The Dobbs v. Jackson decision last June – overturning the abortion right – dramatized that originalism has captured a majority of the current court. In other words, the majority believes that today’s decisions should be based on what the original framers of the Constitution meant when they wrote the text.

Since Dobbs, an outpouring of legal scholars and commentators have criticized and ridiculed originalism as “bunk,” a “charade” and misleading con job that promises objectivity it can’t and doesn’t deliver.

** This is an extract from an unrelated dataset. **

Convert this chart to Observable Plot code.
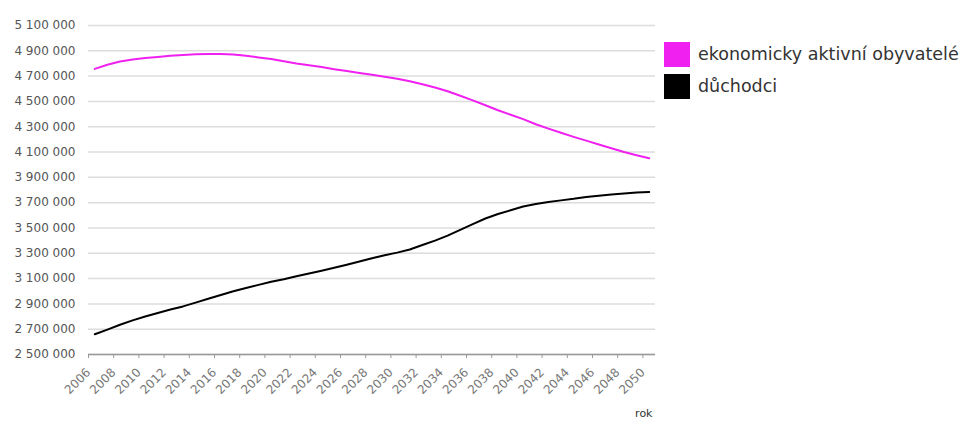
<!DOCTYPE html>
<html>
<head>
<meta charset="utf-8">
<script src="https://cdn.jsdelivr.net/npm/d3@7"></script>
<script src="https://cdn.jsdelivr.net/npm/@observablehq/plot@0.6"></script>
<style>
  body { margin: 0; background: #fff; font-family: "DejaVu Sans", Verdana, sans-serif; }
  #wrap { position: relative; width: 966px; height: 421px; overflow: hidden; }
  #legend { position: absolute; left: 664px; top: 38px; font-size: 17.5px; color: #333; white-space: nowrap; }
  .item { display: flex; align-items: center; height: 32px; }
  .sw { width: 26px; height: 25px; margin-right: 8px; flex: none; }
</style>
</head>
<body>
<div id="wrap"><div id="legend"></div></div>
<script>
const years = [2006,2007,2008,2009,2010,2011,2012,2013,2014,2015,2016,2017,2018,2019,2020,2021,2022,2023,2024,2025,2026,2027,2028,2029,2030,2031,2032,2033,2034,2035,2036,2037,2038,2039,2040,2041,2042,2043,2044,2045,2046,2047,2048,2049,2050];
const aktivni = [4757000,4790000,4815000,4832000,4843000,4852000,4860000,4867000,4872000,4874000,4875000,4870000,4860000,4848000,4836000,4818000,4800000,4786000,4772000,4755000,4740000,4725000,4710000,4695000,4680000,4660000,4635000,4610000,4580000,4545000,4508000,4470000,4430000,4395000,4360000,4320000,4285000,4252000,4220000,4190000,4160000,4130000,4100000,4075000,4051000];
const duchodci = [2660000,2697000,2735000,2770000,2800000,2828000,2855000,2880000,2910000,2940000,2970000,3000000,3025000,3050000,3075000,3095000,3118000,3140000,3162000,3185000,3210000,3235000,3260000,3285000,3305000,3330000,3365000,3400000,3440000,3485000,3530000,3575000,3610000,3640000,3670000,3690000,3705000,3718000,3730000,3745000,3755000,3765000,3772000,3780000,3784000];
const seriesNames = ["ekonomicky aktivní obyvatelé", "důchodci"];
const seriesColors = ["#f020f0", "#000000"];
const xTicks = [2006,2008,2010,2012,2014,2016,2018,2020,2022,2024,2026,2028,2030,2032,2034,2036,2038,2040,2042,2044,2046,2048,2050];
const yTicks = [2500000,2700000,2900000,3100000,3300000,3500000,3700000,3900000,4100000,4300000,4500000,4700000,4900000,5100000];
const xTitle = "rok";

const rows = [];
years.forEach((y, i) => {
  rows.push({year: y, value: aktivni[i], s: seriesNames[0]});
  rows.push({year: y, value: duchodci[i], s: seriesNames[1]});
});
const fmt = d3.formatLocale({decimal: ",", thousands: " ", grouping: [3], currency: ["", ""]}).format(",");

const chart = Plot.plot({
  width: 966,
  height: 421,
  marginLeft: 88,
  marginRight: 311,
  marginTop: 25,
  marginBottom: 67,
  style: {fontFamily: "DejaVu Sans, Verdana, sans-serif", background: "transparent"},
  x: {domain: [2006, 2051]},
  y: {domain: [2500000, 5100000]},
  marks: [
    Plot.gridY(yTicks, {stroke: "#dcdcdc", strokeOpacity: 1, strokeWidth: 1.5}),
    Plot.axisY(yTicks, {tickSize: 0, tickPadding: 13, tickFormat: fmt, fontSize: 12, fill: "#555", label: null}),
    Plot.ruleY([2500000], {stroke: "#999", strokeWidth: 1.5}),
    Plot.axisX(xTicks, {tickSize: 4, stroke: "#999", tickRotate: -45, tickFormat: d => String(d), fontSize: 12, fill: "#777", tickPadding: 12, label: null}),
    Plot.line(rows, {x: d => d.year + 0.5, y: "value", z: "s", stroke: d => seriesColors[seriesNames.indexOf(d.s)], strokeWidth: 2}),
    Plot.text([xTitle], {frameAnchor: "bottom-right", dx: -3, dy: 62, fontSize: 11, fill: "#333"})
  ]
});
const wrap = document.getElementById("wrap");
wrap.insertBefore(chart, wrap.firstChild);

const legend = document.getElementById("legend");
seriesNames.forEach((n, i) => {
  const it = document.createElement("div");
  it.className = "item";
  const sw = document.createElement("div");
  sw.className = "sw";
  sw.style.background = seriesColors[i];
  const t = document.createElement("span");
  t.textContent = n;
  it.appendChild(sw); it.appendChild(t);
  legend.appendChild(it);
});
</script>
</body>
</html>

Among the questions the critics raise are:

  • Why link the meaning of the Constitution to the flawed Founding generations who protected slavery and denied women rights? 
  • Why link the meaning to Framers who left out many important values – equality, democracy, the right to vote?
  • Why originalism when the Constitution itself says nothing about how it is to be interpreted?
  • Why originalism when the Framers themselves did not advocate it? In fact, a number of the Framers suggested otherwise. The advocacy of originalism did not grow out of the Founding generation but was a 1970s phenomenon built by the conservative movement directly targeting the rights revolution of the Warren Court and seeking to roll back Roe.
  • Why rely on the meaning of the Framers of the 14th Amendment after the Civil War for the interpretation of liberty and equal protection when those Framers ran racially segregated schools, opposed interracial marriage and refused to include women under the equal protection guarantee? The notion that same-sex marriage, interracial marriage or contraception were covered by the 14th Amendment would have seemed to them like it came from outer space.
  • Why in the Dobbs decision would the court look for historical guidance at the practices in England in the 1300s, during the Middle Ages?

Growth of originalism

No one would have believed when Roe was decided in 1973 that a majority of the Supreme Court would believe in originalism half a century later when the right was read out of the Constitution.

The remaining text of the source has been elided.